JUDGMENT
Rama Jois, J.
1. The Income-tax Appellate Tribunal, Banglore Bench, Banglore referred the following common question for the opinion of this court :
“Whether, on the facts and in the circumstances of the case, the Tribunal was right in holding that pension received from the United Nations was exempt from taxation ?”
2. In I.T.R.C. No. 93 of 1977, the assessment year is 1972-73. The assessee was an erstwhile employee of the United Nations Organisation (hereinafter referred to as “the U.N.O.”). During the previous year relevant to the assessment year, he received a sum of Rs. 12,780 as pension from the U.N.O. Before the ITO, the assessee claimed that the aforesaid amount receivedfrom the U.N.O. was exempt from taxation in view of the United Nations (Privileges & Immunities) Act, 1947 (hereinafter referred to as “the 1947 Act”). The ITO did not agree with the claim made by the assessee. He was of the view that the claim for exemption from taxation was not available in respect of pension. Aggrieved by the said order, the assessee preferred an appect before the AAC. The appellate authority accepted the contention urged for the assessee. The ITO questioned the correctness of the appellate order before the Appellate Tribunal. The Tribunal affirmed the order of the appellate authority. Thereafter, at the instance of the Commissioner, the question mentioned earlier has been referred for the opinion of this court.
3. In I.T.R.C. No. 122 of 1978, the assessment year concerned is 1975-76. During the previous year relevant to the said assessment year, the assessee was in receipt of pension of Rs. 51,322 from the United Nations. In the said case also, claim for exemption made by the assessee before the ITO on a similar ground was rejected. But the same was accepted by the appellate authority and confirmed by the Tribunal. Thereafter, similar question has been referred for the opinion of this court at the instance of the Commissioner.
4. In our opinion, on a combined reading of the provisions of the 1947 Act and s. 17 of the I.T. Act, 1961, the conclusion reached by the appellate authority and the Appellate Tribunal are correct. The 1947 Act was enacted which received the assent of the Governor-General on the December 20, 1947. The preamble and s. 2 of the said Act read as follows :
“Whereas it is expedient to give effect to the convention on the Privileges and Immunities of the United Nations, and to enable similar privileges and immunities to be enjoyed by other international organisations and their representatives and officials;
It is hereby enacted as follows :-…
2. Conferment on United Nations and its representatives and officers of certain privileges and immunities. -(1) Notwithstanding anything to the contrary contained in any other law, the provisions set out in the schedule to this Act of the Convention on the Privileges and Immunities, adopted by the General Assembly of the United Nations on the 13 day of February, 1946, shall have the force of law in India.

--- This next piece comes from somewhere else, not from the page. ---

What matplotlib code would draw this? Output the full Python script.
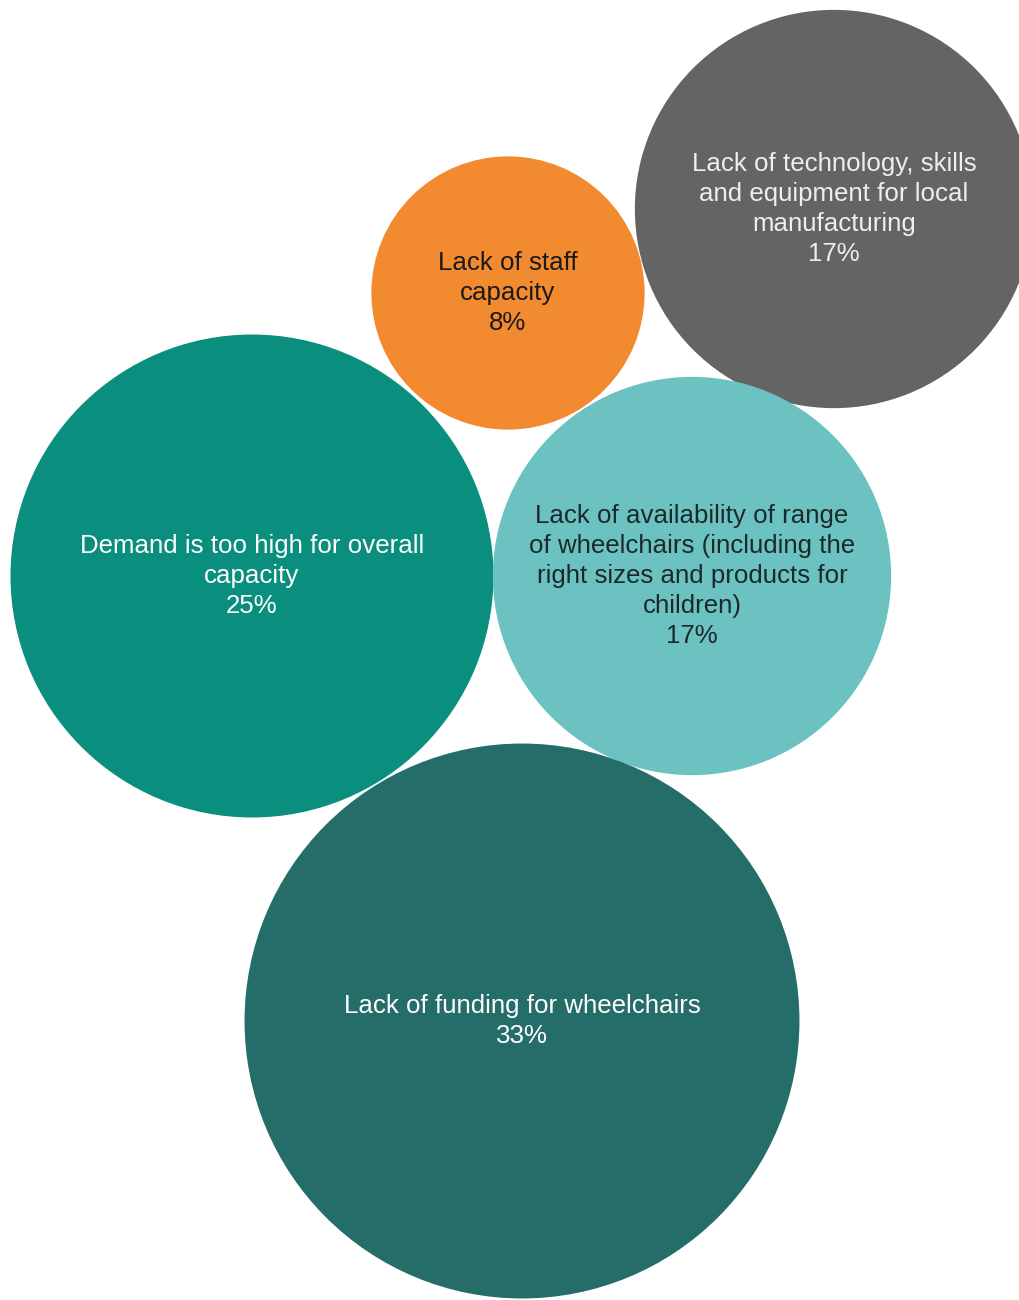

(2) The Central Government may, from time to time, by notification in the official Gazette, amend the schedule in conformity with any amendments, duly made and adopted, of the provisions of the said Convention set out therein.”
5. As can be seen from the preamble, the Act, was enacted for giving effect to the Conventions regarding the privileges and immunities of the United Nations an to enable the representatives and officials of the U.N.O. to enjoy those privileges and immunities. section 2 of the 1947 Act makes the provisions incorporated in the Schedule to the Act as law in India. Section 18, clause (b) of art. V of the schedule, is the provisions which is relevant to the facts of this case :
“ARTICLE V Officials
section 18 : Officials of the United Nations shall :…. (b) be exempt from taxation on the salaries and emoluments paid to them by the United Nations; – …”
6. The ITO in both these cases, took the view that the effect of clause (b) of s. 18 of art V referred to above, was only to exempt the salaries and emolu nents paid to the officials by the U.N.O., and this obviously meant when they were in service and, therefore, the said immunities did not extend topensionery benefits. The ITO failed to notice that under s. 17 of the I.T. Act, 1961, “salary” is defined as including any annuity or pension [vide clause (ii) of sub-s.(1) of s. 17]. As rightly pointed out by the AAC the amount of pension received is chargeable to tax under the head “Salary” and cinsequently, the meaning of expression “salary” given in s. 17 of the I.T. Act, 1961, automatically applies to any amount of pension received by a person which is chargeable to tax under the head “salary” Therefore, it follows that any amount of pension received by the assessee from the U.N.O. falls within the description of the word “salary” used inss. 14 and 17 of the I.T. Act, 1961, and consequently, the immunity granted under s. 18 of art V of the schedule to the 1947 Act becomes applicable.
7. The Tribunal had followed the decision of the Income-tax Appellate Tribunal, Delhi Bench ‘B’, reported in the case of Income-tax officer, district VIII(5),New Delhi v. Dr. P. L. Narula [1975] Tax 38(6),63, which had correctly interpreted the provisions.
8. In our opinion, the view taken by the Tribunal is correct and accordingly, we answer the question referred in both these references in the affirmative, i.e., in favour of the assessee.